(WHAT YOU ARE ASKED TO DO)
Repeat the material below exactly, with no pictures.

##### DATA SHOWN #####

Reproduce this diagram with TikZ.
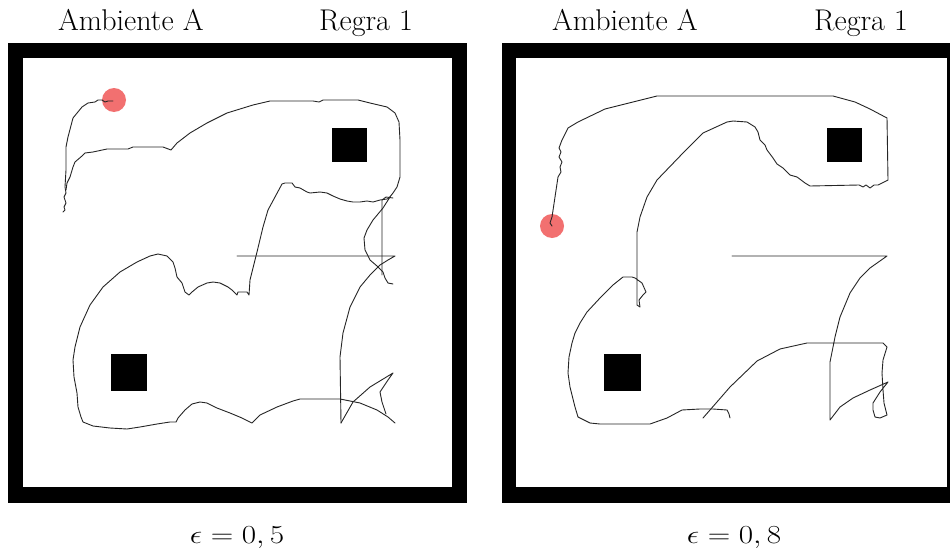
\documentclass[tikz,border=0pt]{standalone}
\usepackage{fix-cm}
\definecolor{robot}{RGB}{242,112,112}
\tikzset{
  wall/.style={fill=black},
  floor/.style={fill=white},
  obstacle/.style={fill=black},
  robotdot/.style={fill=robot},
  track/.style={draw=black!85, line width=0.9pt, line join=round, line cap=round},
  title/.style={inner sep=0pt, font=\fontsize{30}{36}\selectfont},
  caption/.style={inner sep=0pt, font=\fontsize{26}{31}\selectfont, xscale=1.2, transform shape},
}
\begin{document}
\begin{tikzpicture}[x=1pt,y=-1pt]
\useasboundingbox (0,0) rectangle (950,554);
\clip (0,0) rectangle (950,554);
% ---------- left environment ----------
\fill[wall] (8,43) rectangle (467,503);
\fill[floor] (23,58) rectangle (452,487);
\fill[obstacle] (332,128) rectangle (367,162);
\fill[obstacle] (111,354) rectangle (147,391);
\fill[robotdot] (114,100) circle (12);
\draw[track] (113,101) -- (108,101) -- (105,102) -- (102,100) -- (98,100) -- (95,102) -- (88,103) -- (82,107) -- (73,118) -- (68,137) -- (66,147) -- (66,170) -- (65,187) -- (66,193) -- (64,197) -- (66,203) -- (64,207) -- (65,210) -- (63,212);
\draw[track] (66,190) -- (67,183) -- (70,177) -- (73,167) -- (75,162) -- (82,156) -- (85,153) -- (93,152) -- (107,149) -- (128,149) -- (133,147) -- (163,147) -- (171,150) -- (177,143) -- (190,133) -- (207,123) -- (227,113) -- (253,105) -- (270,101) -- (313,101) -- (319,102) -- (323,100) -- (358,100) -- (370,103) -- (387,107) -- (395,113) -- (399,122) -- (400,140) -- (400,177) -- (397,187) -- (393,193) -- (389,198) -- (387,199) -- (380,200) -- (373,202) -- (367,201) -- (360,202) -- (353,202) -- (347,201) -- (340,199) -- (333,196) -- (327,193) -- (320,192) -- (310,193) -- (307,192) -- (300,188) -- (295,187) -- (292,183) -- (285,183) -- (282,184) -- (275,197) -- (268,210) -- (263,227) -- (257,252) -- (250,280) -- (249,295) -- (247,292) -- (242,292) -- (238,292) -- (237,295) -- (235,293) -- (232,290) -- (228,287) -- (220,283) -- (213,282) -- (207,283) -- (198,287) -- (192,292) -- (189,295) -- (185,292) -- (182,283) -- (177,277) -- (175,268) -- (173,262) -- (167,256) -- (158,254) -- (150,256) -- (137,262) -- (120,272) -- (103,287) -- (90,305) -- (80,327) -- (75,347) -- (73,360) -- (74,377) -- (77,393) -- (78,407) -- (81,417) -- (83,422) -- (93,426) -- (110,428) -- (127,429) -- (140,427) -- (157,424) -- (170,422) -- (176,422) -- (178,418) -- (185,410) -- (192,404) -- (200,402) -- (207,403) -- (217,408) -- (230,413) -- (242,418) -- (250,422) -- (252,423) -- (260,415) -- (277,407) -- (293,401) -- (300,399) -- (340,399) -- (360,403) -- (377,410) -- (388,417) -- (395,423);
\draw[track] (341,423) -- (340,357) -- (343,333) -- (350,307) -- (360,287) -- (370,275) -- (380,265) -- (388,260) -- (395,256) -- (237,256);
\draw[track] (341,423) -- (353,402) -- (370,387) -- (393,373) -- (388,380) -- (380,392) -- (382,402) -- (386,414);
\draw[track] (382,275) -- (382,200) -- (386,197) -- (393,198);
\draw[track] (390,197) -- (383,208) -- (373,220) -- (367,230) -- (364,238) -- (365,250) -- (370,260) -- (377,266) -- (383,272) -- (385,278) -- (388,283) -- (393,284);
% ---------- right environment ----------
\fill[wall] (502,43) rectangle (962,503);
\fill[floor] (516,58) rectangle (947,487);
\fill[obstacle] (827,128) rectangle (862,162);
\fill[obstacle] (604,354) rectangle (641,391);
\fill[robotdot] (552,226) circle (12);
\draw[track] (552,226) -- (550,223) -- (552,217) -- (555,197) -- (558,177) -- (561,172) -- (560,167) -- (562,162) -- (559,157) -- (561,152) -- (559,148) -- (562,140) -- (568,128) -- (578,122) -- (605,109) -- (657,96) -- (833,96) -- (855,102) -- (870,109) -- (887,118) -- (888,180) -- (878,185) -- (874,185) -- (870,188) -- (866,185) -- (863,187) -- (859,185) -- (810,186) -- (805,183) -- (797,177) -- (790,175) -- (783,168) -- (777,164) -- (773,158) -- (767,150) -- (765,145) -- (760,140) -- (758,132) -- (755,127) -- (747,122) -- (733,121) -- (727,122) -- (703,133) -- (683,153) -- (657,180) -- (647,197) -- (640,217) -- (637,232) -- (637,298) -- (637,305) -- (640,307) -- (639,300) -- (643,295) -- (646,292) -- (642,283) -- (635,278) -- (632,277) -- (623,277) -- (613,285) -- (600,298) -- (587,312) -- (580,323) -- (575,333) -- (572,343) -- (569,357) -- (568,373) -- (570,387) -- (575,407) -- (578,417) -- (590,423) -- (600,424) -- (650,424) -- (667,418) -- (682,410) -- (700,409) -- (713,409) -- (727,410) -- (729,414) -- (730,418);
\draw[track] (703,418) -- (710,410) -- (730,387) -- (757,361) -- (780,349) -- (807,343) -- (883,343) -- (887,347) -- (883,360) -- (882,373) -- (883,390) -- (884,403) -- (887,415) -- (880,418) -- (875,417) -- (873,410) -- (873,403) -- (880,392) -- (888,382) -- (870,390) -- (853,398) -- (840,407) -- (830,420) -- (830,362) -- (835,337) -- (840,317) -- (850,293) -- (860,278) -- (870,268) -- (887,256) -- (732,256);
% ---------- texts ----------
\node[title, anchor=base west] (envL) at (58,30) {Ambiente A};
\node[title, anchor=base east] (ruleL) at (413,30) {Regra 1};
\node[title, anchor=base west] (envR) at (552,30) {Ambiente A};
\node[title, anchor=base east] (ruleR) at (908,30) {Regra 1};
\node[caption, anchor=base] (epsL) at (237,543) {$\epsilon=0,5$};
\node[caption, anchor=base] (epsR) at (734,543) {$\epsilon=0,8$};
\end{tikzpicture}
\end{document}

#####

(REPLY TO THE EXERCISE)
Reproduce this diagram with TikZ.
\documentclass[tikz,border=0pt]{standalone}
\usepackage{fix-cm}
\definecolor{robot}{RGB}{242,112,112}
\tikzset{
  wall/.style={fill=black},
  floor/.style={fill=white},
  obstacle/.style={fill=black},
  robotdot/.style={fill=robot},
  track/.style={draw=black!85, line width=0.9pt, line join=round, line cap=round},
  title/.style={inner sep=0pt, font=\fontsize{30}{36}\selectfont},
  caption/.style={inner sep=0pt, font=\fontsize{26}{31}\selectfont, xscale=1.2, transform shape},
}
\begin{document}
\begin{tikzpicture}[x=1pt,y=-1pt]
\useasboundingbox (0,0) rectangle (950,554);
\clip (0,0) rectangle (950,554);
% ---------- left environment ----------
\fill[wall] (8,43) rectangle (467,503);
\fill[floor] (23,58) rectangle (452,487);
\fill[obstacle] (332,128) rectangle (367,162);
\fill[obstacle] (111,354) rectangle (147,391);
\fill[robotdot] (114,100) circle (12);
\draw[track] (113,101) -- (108,101) -- (105,102) -- (102,100) -- (98,100) -- (95,102) -- (88,103) -- (82,107) -- (73,118) -- (68,137) -- (66,147) -- (66,170) -- (65,187) -- (66,193) -- (64,197) -- (66,203) -- (64,207) -- (65,210) -- (63,212);
\draw[track] (66,190) -- (67,183) -- (70,177) -- (73,167) -- (75,162) -- (82,156) -- (85,153) -- (93,152) -- (107,149) -- (128,149) -- (133,147) -- (163,147) -- (171,150) -- (177,143) -- (190,133) -- (207,123) -- (227,113) -- (253,105) -- (270,101) -- (313,101) -- (319,102) -- (323,100) -- (358,100) -- (370,103) -- (387,107) -- (395,113) -- (399,122) -- (400,140) -- (400,177) -- (397,187) -- (393,193) -- (389,198) -- (387,199) -- (380,200) -- (373,202) -- (367,201) -- (360,202) -- (353,202) -- (347,201) -- (340,199) -- (333,196) -- (327,193) -- (320,192) -- (310,193) -- (307,192) -- (300,188) -- (295,187) -- (292,183) -- (285,183) -- (282,184) -- (275,197) -- (268,210) -- (263,227) -- (257,252) -- (250,280) -- (249,295) -- (247,292) -- (242,292) -- (238,292) -- (237,295) -- (235,293) -- (232,290) -- (228,287) -- (220,283) -- (213,282) -- (207,283) -- (198,287) -- (192,292) -- (189,295) -- (185,292) -- (182,283) -- (177,277) -- (175,268) -- (173,262) -- (167,256) -- (158,254) -- (150,256) -- (137,262) -- (120,272) -- (103,287) -- (90,305) -- (80,327) -- (75,347) -- (73,360) -- (74,377) -- (77,393) -- (78,407) -- (81,417) -- (83,422) -- (93,426) -- (110,428) -- (127,429) -- (140,427) -- (157,424) -- (170,422) -- (176,422) -- (178,418) -- (185,410) -- (192,404) -- (200,402) -- (207,403) -- (217,408) -- (230,413) -- (242,418) -- (250,422) -- (252,423) -- (260,415) -- (277,407) -- (293,401) -- (300,399) -- (340,399) -- (360,403) -- (377,410) -- (388,417) -- (395,423);
\draw[track] (341,423) -- (340,357) -- (343,333) -- (350,307) -- (360,287) -- (370,275) -- (380,265) -- (388,260) -- (395,256) -- (237,256);
\draw[track] (341,423) -- (353,402) -- (370,387) -- (393,373) -- (388,380) -- (380,392) -- (382,402) -- (386,414);
\draw[track] (382,275) -- (382,200) -- (386,197) -- (393,198);
\draw[track] (390,197) -- (383,208) -- (373,220) -- (367,230) -- (364,238) -- (365,250) -- (370,260) -- (377,266) -- (383,272) -- (385,278) -- (388,283) -- (393,284);
% ---------- right environment ----------
\fill[wall] (502,43) rectangle (962,503);
\fill[floor] (516,58) rectangle (947,487);
\fill[obstacle] (827,128) rectangle (862,162);
\fill[obstacle] (604,354) rectangle (641,391);
\fill[robotdot] (552,226) circle (12);
\draw[track] (552,226) -- (550,223) -- (552,217) -- (555,197) -- (558,177) -- (561,172) -- (560,167) -- (562,162) -- (559,157) -- (561,152) -- (559,148) -- (562,140) -- (568,128) -- (578,122) -- (605,109) -- (657,96) -- (833,96) -- (855,102) -- (870,109) -- (887,118) -- (888,180) -- (878,185) -- (874,185) -- (870,188) -- (866,185) -- (863,187) -- (859,185) -- (810,186) -- (805,183) -- (797,177) -- (790,175) -- (783,168) -- (777,164) -- (773,158) -- (767,150) -- (765,145) -- (760,140) -- (758,132) -- (755,127) -- (747,122) -- (733,121) -- (727,122) -- (703,133) -- (683,153) -- (657,180) -- (647,197) -- (640,217) -- (637,232) -- (637,298) -- (637,305) -- (640,307) -- (639,300) -- (643,295) -- (646,292) -- (642,283) -- (635,278) -- (632,277) -- (623,277) -- (613,285) -- (600,298) -- (587,312) -- (580,323) -- (575,333) -- (572,343) -- (569,357) -- (568,373) -- (570,387) -- (575,407) -- (578,417) -- (590,423) -- (600,424) -- (650,424) -- (667,418) -- (682,410) -- (700,409) -- (713,409) -- (727,410) -- (729,414) -- (730,418);
\draw[track] (703,418) -- (710,410) -- (730,387) -- (757,361) -- (780,349) -- (807,343) -- (883,343) -- (887,347) -- (883,360) -- (882,373) -- (883,390) -- (884,403) -- (887,415) -- (880,418) -- (875,417) -- (873,410) -- (873,403) -- (880,392) -- (888,382) -- (870,390) -- (853,398) -- (840,407) -- (830,420) -- (830,362) -- (835,337) -- (840,317) -- (850,293) -- (860,278) -- (870,268) -- (887,256) -- (732,256);
% ---------- texts ----------
\node[title, anchor=base west] (envL) at (58,30) {Ambiente A};
\node[title, anchor=base east] (ruleL) at (413,30) {Regra 1};
\node[title, anchor=base west] (envR) at (552,30) {Ambiente A};
\node[title, anchor=base east] (ruleR) at (908,30) {Regra 1};
\node[caption, anchor=base] (epsL) at (237,543) {$\epsilon=0,5$};
\node[caption, anchor=base] (epsR) at (734,543) {$\epsilon=0,8$};
\end{tikzpicture}
\end{document}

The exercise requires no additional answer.